O governo brasileiro considera injustificável o uso de argumentos políticos para validar as medidas comerciais anunciadas pelo governo norte-americano contra as exportações brasileiras. O Brasil tem acumulado nas últimas décadas um significativo déficit comercial em bens e serviços com os Estados Unidos. A motivação política das medidas contra o Brasil atenta contra a soberania nacional e a própria relação histórica entre os dois países.

O Brasil segue disposto a negociar aspectos comerciais da relação com os Estados Unidos, mas não abrirá mão dos instrumentos de defesa do país previstos em sua legislação. Nossa economia está cada vez mais integrada aos principais mercados e parceiros internacionais.

Já iniciamos a avaliação dos impactos das medidas e a elaboração das ações para apoiar e proteger os trabalhadores, as empresas e as famílias brasileiras".

O que aconteceu?

Os Estados Unidos aplicou sanções da lei Magnitsky a Alexandre de Moraes com o argumento de que o ministro estaria violando os direitos humanos. O departamento de Tesouro norte-americano argumentou que o membro do Supremo Tribunal Federal usou o cargo "para autorizar prisões preventivas arbitrárias e suprimir a liberdade de expressão".
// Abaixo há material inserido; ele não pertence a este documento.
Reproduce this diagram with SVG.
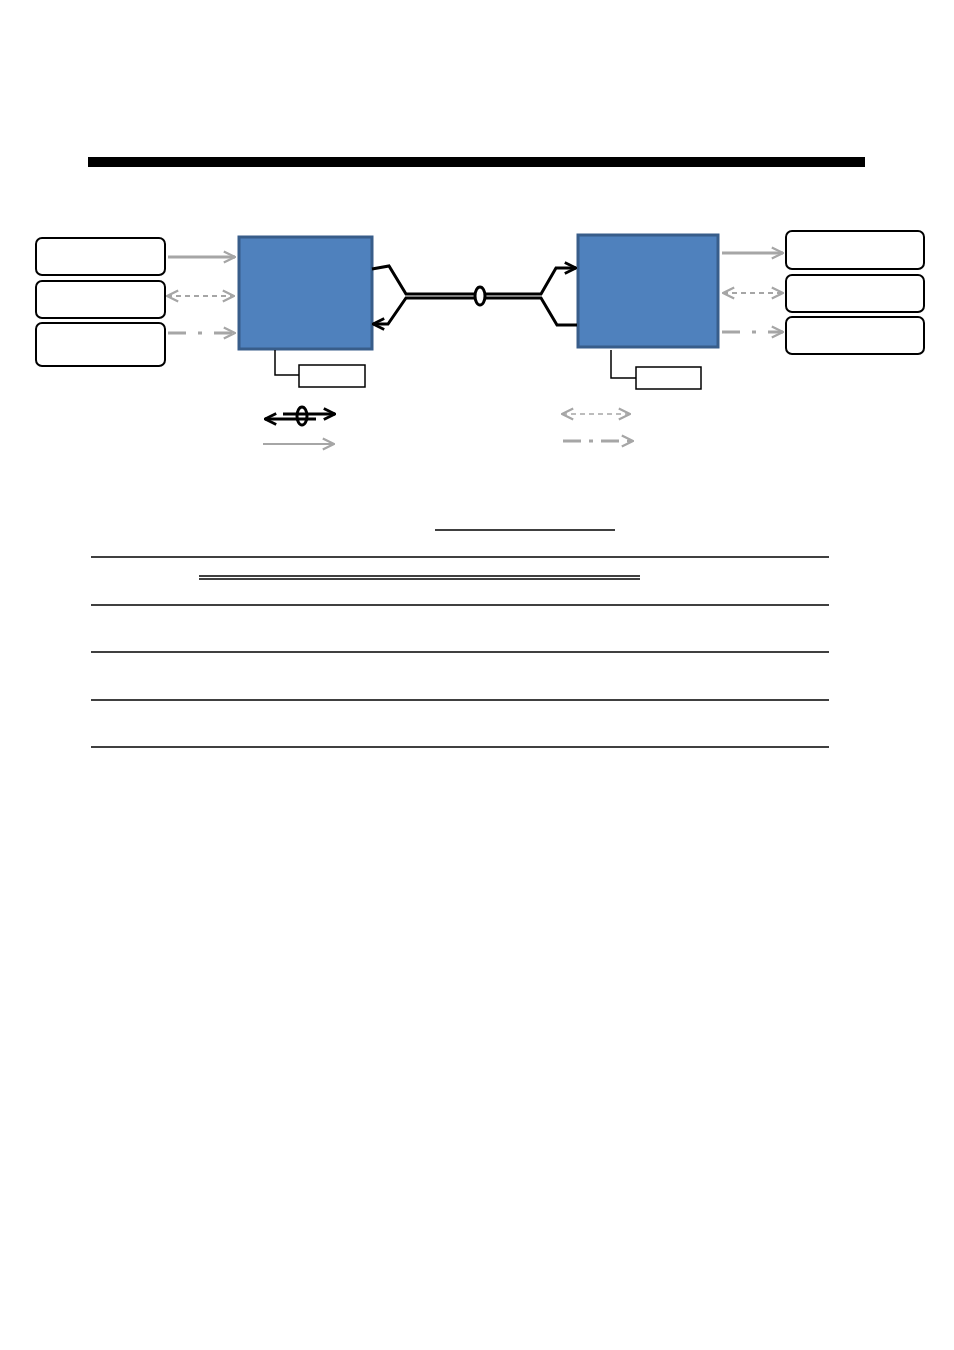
<svg xmlns="http://www.w3.org/2000/svg" width="954" height="1350" viewBox="0 0 954 1350">
<style>
.box{fill:#fff;stroke:#000;stroke-width:2}
.blue{fill:#4F81BD;stroke:#385D8A;stroke-width:3}
.g{fill:none;stroke:#A6A6A6;stroke-width:3}
.gd{fill:none;stroke:#A6A6A6;stroke-width:2;stroke-dasharray:5 4}
.gdd{fill:none;stroke:#A6A6A6;stroke-width:3;stroke-dasharray:18 12 4 12}
.k{fill:none;stroke:#000;stroke-width:3}
.t{stroke:#000;stroke-width:1.5}
</style>
<defs>
<marker id="ga" viewBox="0 0 10 10" refX="9" refY="5" markerWidth="6" markerHeight="6" markerUnits="userSpaceOnUse" orient="auto-start-reverse"><path d="M1,1 L9,5 L1,9" fill="none" stroke="#A6A6A6" stroke-width="1.8"/></marker>
<marker id="gb" viewBox="0 0 10 10" refX="9" refY="5" markerWidth="14" markerHeight="14" markerUnits="userSpaceOnUse" orient="auto-start-reverse"><path d="M1,1 L9,5 L1,9" fill="none" stroke="#A6A6A6" stroke-width="1.6"/></marker>
<marker id="ka" viewBox="0 0 10 10" refX="9" refY="5" markerWidth="14" markerHeight="14" markerUnits="userSpaceOnUse" orient="auto-start-reverse"><path d="M1,1 L9,5 L1,9" fill="none" stroke="#000" stroke-width="2"/></marker>
</defs>
<rect x="88" y="157" width="777" height="10" fill="#000"/>
<g id="L1"><rect class="box" x="36" y="238" width="129" height="37" rx="6"/></g>
<g id="L2"><rect class="box" x="36" y="281" width="129" height="37" rx="6"/></g>
<g id="L3"><rect class="box" x="36" y="323" width="129" height="43" rx="6"/></g>
<g id="A"><rect class="blue" x="239" y="237" width="133" height="112"/></g>
<g id="B"><rect class="blue" x="578" y="235" width="140" height="112"/></g>
<g id="R1"><rect class="box" x="786" y="231" width="138" height="38" rx="6"/></g>
<g id="R2"><rect class="box" x="786" y="275" width="138" height="37" rx="6"/></g>
<g id="R3"><rect class="box" x="786" y="317" width="138" height="37" rx="6"/></g>
<g id="SA"><rect x="299" y="365" width="66" height="22" fill="#fff" stroke="#000" stroke-width="1.5"/></g>
<g id="SB"><rect x="636" y="367" width="65" height="22" fill="#fff" stroke="#000" stroke-width="1.5"/></g>
<g id="connectors">
<path class="g" d="M168,257 H235" marker-end="url(#gb)"/>
<path class="gd" d="M167,296 H234" marker-start="url(#gb)" marker-end="url(#gb)"/>
<path class="gdd" d="M168,333 H235" marker-end="url(#gb)"/>
<path class="g" d="M722,253 H783" marker-end="url(#gb)"/>
<path class="gd" d="M723,293 H783" marker-start="url(#gb)" marker-end="url(#gb)"/>
<path class="gdd" d="M722,332 H783" marker-end="url(#gb)"/>
<path d="M275,350 V375 H299" fill="none" stroke="#000" stroke-width="1.5"/>
<path d="M611,350 V378 H636" fill="none" stroke="#000" stroke-width="1.5"/>
<path class="k" d="M372,269 L389,266 L406,294 H541 L556,268 H576" marker-end="url(#ka)"/>
<path class="k" d="M577,325 H557 L541,298 H406 L388,324 H373" marker-end="url(#ka)"/>
<ellipse cx="480" cy="296" rx="5" ry="9" fill="#fff" stroke="#000" stroke-width="3"/>
<path class="k" d="M283,414 H335" marker-end="url(#ka)"/>
<path class="k" d="M316,419 H265" marker-end="url(#ka)"/>
<ellipse cx="302" cy="416" rx="5" ry="9" fill="none" stroke="#000" stroke-width="3"/>
<path d="M263,444 H334" fill="none" stroke="#A6A6A6" stroke-width="2" marker-end="url(#gb)"/>
<path d="M562,414 H630" fill="none" stroke="#A6A6A6" stroke-width="1.5" stroke-dasharray="5 4" marker-start="url(#gb)" marker-end="url(#gb)"/>
<path d="M563,441 H633" fill="none" stroke="#A6A6A6" stroke-width="3" stroke-dasharray="18 8 4 8" marker-end="url(#gb)"/>
</g>
<line class="t" x1="435" y1="530" x2="615" y2="530"/>
<line class="t" x1="91" y1="557" x2="829" y2="557"/>
<line class="t" x1="199" y1="576" x2="640" y2="576"/>
<line class="t" x1="199" y1="579" x2="640" y2="579"/>
<line class="t" x1="91" y1="605" x2="829" y2="605"/>
<line class="t" x1="91" y1="652" x2="829" y2="652"/>
<line class="t" x1="91" y1="700" x2="829" y2="700"/>
<line class="t" x1="91" y1="747" x2="829" y2="747"/>
</svg>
O documento que impõe as sanções diz, ainda, que o ministro age contra políticos de oposição e cita o ex-presidente Jair Bolsonaro (PL), réu no inquérito golpista no Supremo. "Moraes congelou bens e revogou passaportes de seus críticos; contas banidas nas redes sociais; e ordenou que a polícia federal do Brasil invadisse as casas de seus críticos, apreendesse seus pertences e garantisse sua prisão preventiva", afirmou.

A lei Magnitsky, que prevê o bloqueio de contas e bens do ministro nos Estados Unidos, não é a primeira sanção dirigida a Alexandre de Moraes pelo governo Donald Trump. No último dia 18, o departamento de Estado cancelou o visto americano do ministro e de seus familiares. A punição também atingiu outros sete ministros do Supremo, e apenas André Mendonça, Kassio Nunes Marques e Luiz Fux foram poupados da medida.
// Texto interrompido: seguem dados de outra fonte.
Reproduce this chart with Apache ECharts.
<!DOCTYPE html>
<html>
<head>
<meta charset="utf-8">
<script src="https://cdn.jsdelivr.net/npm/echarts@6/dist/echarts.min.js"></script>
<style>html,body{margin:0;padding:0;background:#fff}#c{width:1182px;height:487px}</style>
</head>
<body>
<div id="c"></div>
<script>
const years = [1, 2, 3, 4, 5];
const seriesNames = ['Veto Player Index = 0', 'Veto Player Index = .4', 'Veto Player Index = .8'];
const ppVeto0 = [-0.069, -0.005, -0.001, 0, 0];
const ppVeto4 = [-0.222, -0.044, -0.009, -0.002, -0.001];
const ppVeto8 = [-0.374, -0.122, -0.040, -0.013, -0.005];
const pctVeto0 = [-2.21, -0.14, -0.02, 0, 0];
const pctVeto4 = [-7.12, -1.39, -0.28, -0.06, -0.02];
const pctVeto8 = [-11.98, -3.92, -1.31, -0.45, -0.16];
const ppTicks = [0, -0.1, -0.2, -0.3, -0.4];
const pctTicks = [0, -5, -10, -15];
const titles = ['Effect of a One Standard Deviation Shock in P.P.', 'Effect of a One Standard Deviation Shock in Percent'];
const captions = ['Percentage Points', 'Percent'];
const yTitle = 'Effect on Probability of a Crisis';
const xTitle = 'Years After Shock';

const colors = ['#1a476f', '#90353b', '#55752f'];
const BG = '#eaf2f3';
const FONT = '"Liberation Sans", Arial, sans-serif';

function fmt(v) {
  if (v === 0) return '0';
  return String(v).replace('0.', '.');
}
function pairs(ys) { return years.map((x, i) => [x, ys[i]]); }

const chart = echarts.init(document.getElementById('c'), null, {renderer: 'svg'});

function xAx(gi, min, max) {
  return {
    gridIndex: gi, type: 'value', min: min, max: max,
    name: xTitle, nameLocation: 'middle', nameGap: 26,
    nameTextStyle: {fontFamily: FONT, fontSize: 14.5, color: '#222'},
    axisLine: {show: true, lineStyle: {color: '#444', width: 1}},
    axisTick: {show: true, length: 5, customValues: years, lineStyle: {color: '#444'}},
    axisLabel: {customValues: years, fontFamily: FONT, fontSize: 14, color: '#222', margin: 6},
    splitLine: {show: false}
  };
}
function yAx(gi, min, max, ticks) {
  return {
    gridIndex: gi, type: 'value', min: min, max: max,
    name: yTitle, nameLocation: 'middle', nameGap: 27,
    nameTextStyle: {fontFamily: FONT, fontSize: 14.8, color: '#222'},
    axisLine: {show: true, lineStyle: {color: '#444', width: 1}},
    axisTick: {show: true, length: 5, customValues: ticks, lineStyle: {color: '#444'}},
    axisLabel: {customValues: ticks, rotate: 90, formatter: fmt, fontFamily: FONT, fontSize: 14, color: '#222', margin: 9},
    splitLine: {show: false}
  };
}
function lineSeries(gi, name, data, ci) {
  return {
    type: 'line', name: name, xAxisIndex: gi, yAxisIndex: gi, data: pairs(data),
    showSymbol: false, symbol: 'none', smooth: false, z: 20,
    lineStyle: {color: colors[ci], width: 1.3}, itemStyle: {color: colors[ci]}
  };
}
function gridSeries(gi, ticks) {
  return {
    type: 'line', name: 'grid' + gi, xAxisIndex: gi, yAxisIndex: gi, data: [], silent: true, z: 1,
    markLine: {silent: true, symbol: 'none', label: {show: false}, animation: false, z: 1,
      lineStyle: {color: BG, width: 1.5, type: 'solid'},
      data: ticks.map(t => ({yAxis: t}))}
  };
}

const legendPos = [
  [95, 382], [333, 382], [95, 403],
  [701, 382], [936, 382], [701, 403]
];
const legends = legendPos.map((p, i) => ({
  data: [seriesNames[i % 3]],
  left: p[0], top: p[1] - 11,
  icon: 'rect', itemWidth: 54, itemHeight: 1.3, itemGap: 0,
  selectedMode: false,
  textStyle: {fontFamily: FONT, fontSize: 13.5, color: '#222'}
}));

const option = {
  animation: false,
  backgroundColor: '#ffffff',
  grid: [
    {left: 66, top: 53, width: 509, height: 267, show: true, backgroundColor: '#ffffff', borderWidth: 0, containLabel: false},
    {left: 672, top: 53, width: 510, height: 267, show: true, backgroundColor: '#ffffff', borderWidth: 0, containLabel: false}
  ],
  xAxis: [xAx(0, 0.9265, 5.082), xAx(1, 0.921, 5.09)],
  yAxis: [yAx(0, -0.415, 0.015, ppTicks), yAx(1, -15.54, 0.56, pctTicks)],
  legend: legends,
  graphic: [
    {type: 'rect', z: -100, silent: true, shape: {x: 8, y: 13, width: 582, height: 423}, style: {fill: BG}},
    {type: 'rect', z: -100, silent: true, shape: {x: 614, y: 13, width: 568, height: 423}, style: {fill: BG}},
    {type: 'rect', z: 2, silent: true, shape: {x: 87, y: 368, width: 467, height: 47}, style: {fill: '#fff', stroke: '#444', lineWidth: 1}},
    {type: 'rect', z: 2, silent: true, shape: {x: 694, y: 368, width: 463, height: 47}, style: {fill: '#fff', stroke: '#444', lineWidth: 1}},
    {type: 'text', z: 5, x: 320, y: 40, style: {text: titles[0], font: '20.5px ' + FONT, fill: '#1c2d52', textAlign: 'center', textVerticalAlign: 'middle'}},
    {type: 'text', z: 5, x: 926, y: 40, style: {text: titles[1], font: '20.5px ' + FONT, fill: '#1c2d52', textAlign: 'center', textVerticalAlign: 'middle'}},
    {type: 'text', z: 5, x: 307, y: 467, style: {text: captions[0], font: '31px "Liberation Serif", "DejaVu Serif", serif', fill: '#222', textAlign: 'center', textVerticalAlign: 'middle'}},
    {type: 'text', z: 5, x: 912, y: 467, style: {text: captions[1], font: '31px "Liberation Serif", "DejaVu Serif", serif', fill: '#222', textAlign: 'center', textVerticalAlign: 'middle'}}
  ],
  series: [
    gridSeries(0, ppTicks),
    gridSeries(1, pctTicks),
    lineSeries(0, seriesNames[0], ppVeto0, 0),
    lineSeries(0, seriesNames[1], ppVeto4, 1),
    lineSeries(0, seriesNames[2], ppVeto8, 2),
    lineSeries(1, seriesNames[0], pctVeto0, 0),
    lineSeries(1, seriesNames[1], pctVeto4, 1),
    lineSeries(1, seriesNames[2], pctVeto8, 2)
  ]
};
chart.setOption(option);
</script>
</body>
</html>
Também nesta quarta-feira, o ministro de Relações Exteriores, Mauro Vieira, se reuniu com o secretário de Estado dos EUA, Marco Rubio, em Washington, e enfatizou que é “inaceitável e descabida a ingerência na soberania nacional”, por parte do governo dos Estados Unidos, no que diz respeito a decisões do Poder Judiciário do Brasil. 

Institucionalmente, o STF reagiu às sanções contra Alexandre de Moraes e saiu em defesa dele em nota publicada nesta quarta-feira à noite. A Corte rebateu as acusações feitas pela oposição e por autoridades norte-americanas ao inquérito do golpe, cujo principal réu é o ex-presidente Jair Bolsonaro, e manifestou solidariedade ao ministro — que, aliás, é relator dessa ação.
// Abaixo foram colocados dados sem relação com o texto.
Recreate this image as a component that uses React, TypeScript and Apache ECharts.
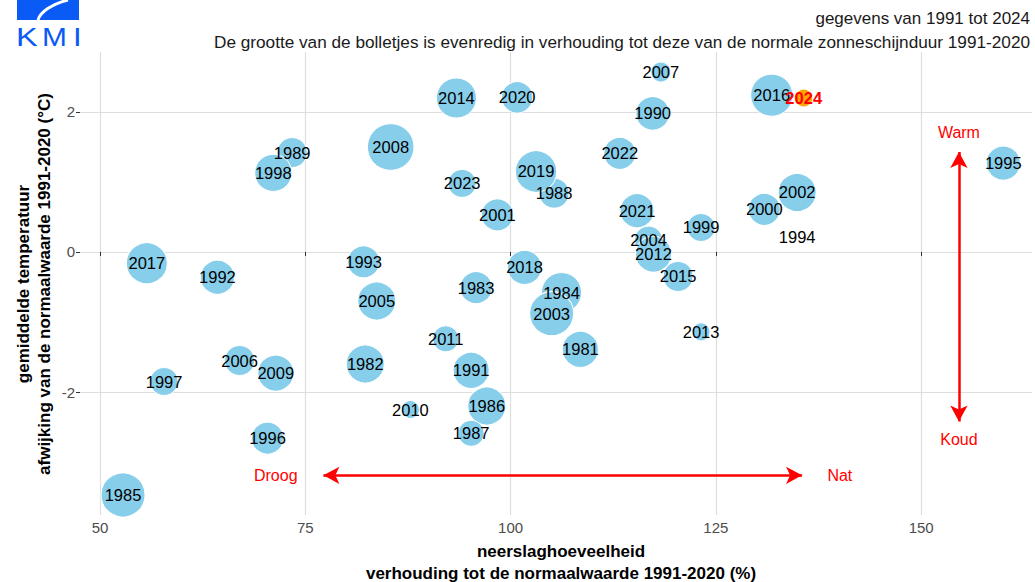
import React, { useEffect, useRef } from "react";
import * as echarts from "echarts";

// ---- data ----
const years = [
  1981, 1982, 1983, 1984, 1985, 1986, 1987, 1988, 1989, 1990,
  1991, 1992, 1993, 1994, 1995, 1996, 1997, 1998, 1999, 2000,
  2001, 2002, 2003, 2004, 2005, 2006, 2007, 2008, 2009, 2010,
  2011, 2012, 2013, 2014, 2015, 2016, 2017, 2018, 2019, 2020,
  2021, 2022, 2023, 2024,
];
// neerslag, % van normaal
const precipitation = [
  108.5, 82.3, 95.8, 106.2, 52.8, 97.1, 95.2, 105.3, 73.4, 117.3,
  95.2, 64.3, 82.1, 134.9, 160.0, 70.4, 57.8, 71.1, 123.2, 130.9,
  98.4, 134.9, 105.0, 116.8, 83.7, 67.0, 118.3, 85.4, 71.4, 87.8,
  92.1, 117.4, 123.2, 93.4, 120.4, 131.8, 55.7, 101.7, 103.1, 100.8,
  115.4, 113.3, 94.1, 135.7,
];
// temperatuurafwijking, °C
const temperature = [
  -1.39, -1.6, -0.51, -0.58, -3.47, -2.2, -2.59, 0.84, 1.42, 1.98,
  -1.69, -0.36, -0.14, 0.22, 1.27, -2.66, -1.85, 1.13, 0.35, 0.61,
  0.53, 0.85, -0.88, 0.17, -0.7, -1.55, 2.57, 1.5, -1.73, -2.25,
  -1.24, -0.03, -1.14, 2.2, -0.35, 2.24, -0.16, -0.22, 1.15, 2.21,
  0.59, 1.41, 0.98, 2.2,
];
// zonneschijnduur, % van normaal (bepaalt de grootte van de bolletjes)
const sunshine = [
  106.9, 109.9, 101.2, 113.2, 120.1, 109.9, 94.0, 98.7, 98.7, 103.1,
  106.9, 104.0, 101.2, 80.0, 104.0, 101.2, 96.2, 108.4, 96.2, 101.2,
  101.2, 109.9, 120.1, 96.2, 109.9, 98.7, 88.3, 125.0, 106.9, 86.7,
  94.0, 106.9, 86.7, 113.2, 98.7, 116.6, 114.8, 104.0, 115.5, 100.4,
  104.0, 101.2, 96.2, 86.7,
];
const xTicks = [50, 75, 100, 125, 150];
const yTicks = [-2, 0, 2];
const highlightYear = 2024;

// annotations (data coordinates)
const arrowDryWet = [[77.2, -3.19], [135.5, -3.19]];
const arrowWarmCold = [[154.6, 1.43], [154.6, -2.42]];
const annotText = ["Droog", "Nat", "Warm", "Koud"];
const annotX = [71.4, 140.1, 154.6, 154.6];
const annotY = [-3.19, -3.19, 1.7, -2.68];

const SUN_MIN = 80;
const SUN_MAX = 125;
const R_MAX = 23.3;
function bubbleSize(s: number) {
  const t = Math.max(0, (s - SUN_MIN) / (SUN_MAX - SUN_MIN));
  return Math.max(0.5, 2 * R_MAX * Math.sqrt(t));
}

const FONT = "'Liberation Sans', Arial, Helvetica, sans-serif";

export default function App() {
  const ref = useRef<HTMLDivElement>(null);

  useEffect(() => {
    if (!ref.current) return;
    const chart = echarts.init(ref.current, undefined, { renderer: "svg" });

    const bubbles = years.map((y, i) => {
      const hl = y === highlightYear;
      return {
        value: [precipitation[i], temperature[i], sunshine[i], y],
        itemStyle: hl ? { color: "#FFA500" } : undefined,
        label: hl
          ? { color: "#ff0000", fontWeight: "bold" as const }
          : undefined,
      };
    });

    const annots = annotText.map((t, i) => ({
      value: [annotX[i], annotY[i]],
      name: t,
    }));

    chart.setOption({
      animation: false,
      textStyle: { fontFamily: FONT },
      grid: { left: 80, right: 3, top: 52, bottom: 67, containLabel: false },
      xAxis: {
        type: "value",
        min: 47.56,
        max: 163.5,
        axisLine: { show: false },
        axisTick: {
          show: true,
          length: 4,
          lineStyle: { color: "#333", width: 1 },
          customValues: xTicks,
        },
        axisLabel: {
          customValues: xTicks,
          color: "#4d4d4d",
          fontSize: 15,
          margin: 5,
          fontFamily: FONT,
        },
        splitLine: { show: true, lineStyle: { color: "#dedede", width: 1.2 } },
      },
      yAxis: {
        type: "value",
        min: -3.757,
        max: 2.857,
        axisLine: { show: false },
        axisTick: {
          show: true,
          length: 4,
          lineStyle: { color: "#333", width: 1 },
          customValues: yTicks,
        },
        axisLabel: {
          customValues: yTicks,
          color: "#4d4d4d",
          fontSize: 15,
          margin: 5,
          fontFamily: FONT,
        },
        splitLine: { show: true, lineStyle: { color: "#dedede", width: 1.2 } },
      },
      series: [
        {
          type: "scatter",
          name: "jaren",
          data: bubbles,
          symbolSize: (v: number[]) => bubbleSize(v[2]),
          itemStyle: {
            color: "#87CEEB",
            borderColor: "#ffffff",
            borderWidth: 1,
            opacity: 1,
          },
          label: {
            show: true,
            position: "inside",
            formatter: (p: any) => String(p.value[3]),
            color: "#000",
            fontSize: 16.5,
            fontFamily: FONT,
            textBorderWidth: 0,
          },
          emphasis: { disabled: true },
          z: 3,
        },
        {
          type: "scatter",
          name: "annotaties",
          data: annots,
          symbolSize: 0,
          label: {
            show: true,
            position: "inside",
            formatter: (p: any) => p.name,
            color: "#ff0000",
            fontSize: 16,
            fontFamily: FONT,
            textBorderWidth: 0,
            opacity: 1,
          },
          emphasis: { disabled: true },
          silent: true,
          markLine: {
            silent: true,
            symbol: ["arrow", "arrow"],
            symbolSize: [13, 16],
            label: { show: false },
            lineStyle: { color: "#ff0000", width: 2.5, type: "solid" },
            data: [
              [{ coord: arrowDryWet[0] }, { coord: arrowDryWet[1] }],
              [{ coord: arrowWarmCold[0] }, { coord: arrowWarmCold[1] }],
            ],
          },
          z: 2,
        },
      ],
      graphic: [
        {
          type: "rect",
          shape: { x: 17, y: 0, width: 62, height: 20 },
          style: { fill: "#0a5af5" },
        },
        {
          type: "bezierCurve",
          shape: { x1: 68, y1: 0, cpx1: 52, cpy1: 4, cpx2: 40, cpy2: 12, x2: 38, y2: 20 },
          style: { stroke: "#ffffff", lineWidth: 3, fill: null },
        },
        {
          type: "text",
          x: 16,
          y: 24,
          scaleX: 1.25,
          style: { text: "K", fill: "#0a5af5", fontSize: 26, fontFamily: FONT, verticalAlign: "top" },
        },
        {
          type: "text",
          x: 42,
          y: 24,
          scaleX: 1.15,
          style: { text: "M", fill: "#0a5af5", fontSize: 26, fontFamily: FONT, verticalAlign: "top" },
        },
        {
          type: "text",
          x: 73,
          y: 24,
          scaleX: 1.2,
          style: { text: "I", fill: "#0a5af5", fontSize: 26, fontFamily: FONT, verticalAlign: "top" },
        },
        {
          type: "text",
          x: 1030,
          y: 18,
          style: {
            text: "gegevens van 1991 tot 2024",
            align: "right",
            verticalAlign: "middle",
            fontSize: 17,
            fontFamily: FONT,
            fill: "#1a1a1a",
          },
        },
        {
          type: "text",
          x: 1030,
          y: 42,
          style: {
            text: "De grootte van de bolletjes is evenredig in verhouding tot deze van de normale zonneschijnduur 1991-2020",
            align: "right",
            verticalAlign: "middle",
            fontSize: 17.2,
            fontFamily: FONT,
            fill: "#1a1a1a",
          },
        },
        {
          type: "text",
          x: 561,
          y: 551,
          style: {
            text: "neerslaghoeveelheid",
            align: "center",
            verticalAlign: "middle",
            fontSize: 17,
            fontWeight: "bold",
            fontFamily: FONT,
            fill: "#000",
          },
        },
        {
          type: "text",
          x: 561,
          y: 573,
          style: {
            text: "verhouding tot de normaalwaarde 1991-2020 (%)",
            align: "center",
            verticalAlign: "middle",
            fontSize: 17,
            fontWeight: "bold",
            fontFamily: FONT,
            fill: "#000",
          },
        },
        {
          type: "text",
          x: 23,
          y: 284,
          rotation: Math.PI / 2,
          style: {
            text: "gemiddelde temperatuur",
            align: "center",
            verticalAlign: "middle",
            fontSize: 17,
            fontWeight: "bold",
            fontFamily: FONT,
            fill: "#000",
          },
        },
        {
          type: "text",
          x: 44,
          y: 284,
          rotation: Math.PI / 2,
          style: {
            text: "afwijking van de normaalwaarde 1991-2020 (°C)",
            align: "center",
            verticalAlign: "middle",
            fontSize: 17,
            fontWeight: "bold",
            fontFamily: FONT,
            fill: "#000",
          },
        },
      ],
    });

    return () => chart.dispose();
  }, []);

  return (
    <div
      ref={ref}
      style={{ position: "fixed", left: 0, top: 0, width: 1035, height: 582, background: "#fff" }}
    />
  );
}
A nota é dividida em seis tópicos e em quatro deles a Corte se debruça sobre o andamento do inquérito e o processo, reforçando que a análise cabe apenas ao Supremo Tribunal Federal por competência definida pela Constituição brasileira. "O julgamento de crimes que implicam atentado grave à democracia brasileira é de exclusiva competência da Justiça do país, no exercício independente do seu papel constitucional", diz o documento.

A declaração da Corte especifica ainda que "indícios graves" de crimes contra a democracia foram encontrados nas investigações e repete que as decisões do ministro relator Alexandre de Moraes passaram, ainda, pelo crivo da Primeira Turma, e, portanto, de outros quatro ministros. "Todas as decisões tomadas pelo relator do processo foram confirmadas pelo Colegiado competente", argumenta.

O STF diz ainda que "não se desviará do seu papel de cumprir a Constituição e as leis do país, que asseguram a todos os envolvidos o devido processo legal e um julgamento justo". Esse trecho específico do documento rebate diretamente as acusações de que Jair Bolsonaro seria vítima de uma operação "caça às bruxas" e de um processo viciado.

A Corte conclui a declaração com uma mensagem de solidariedade ao ministro Alexandre de Moraes, que, individualmente, ainda não se manifestou sobre as sanções aplicadas pelo governo Donald Trump.

Mais cedo, o ministro Flávio Dino expressou solidariedade ao colega. "Ele [Alexandre de Moraes] está apenas fazendo seu trabalho, de modo honesto e dedicado, conforme a Constituição do Brasil. E as suas decisões são julgadas e confirmadas pelo colegiado competente (Plenário ou 1ª Turma do STF", escreveu em uma rede social.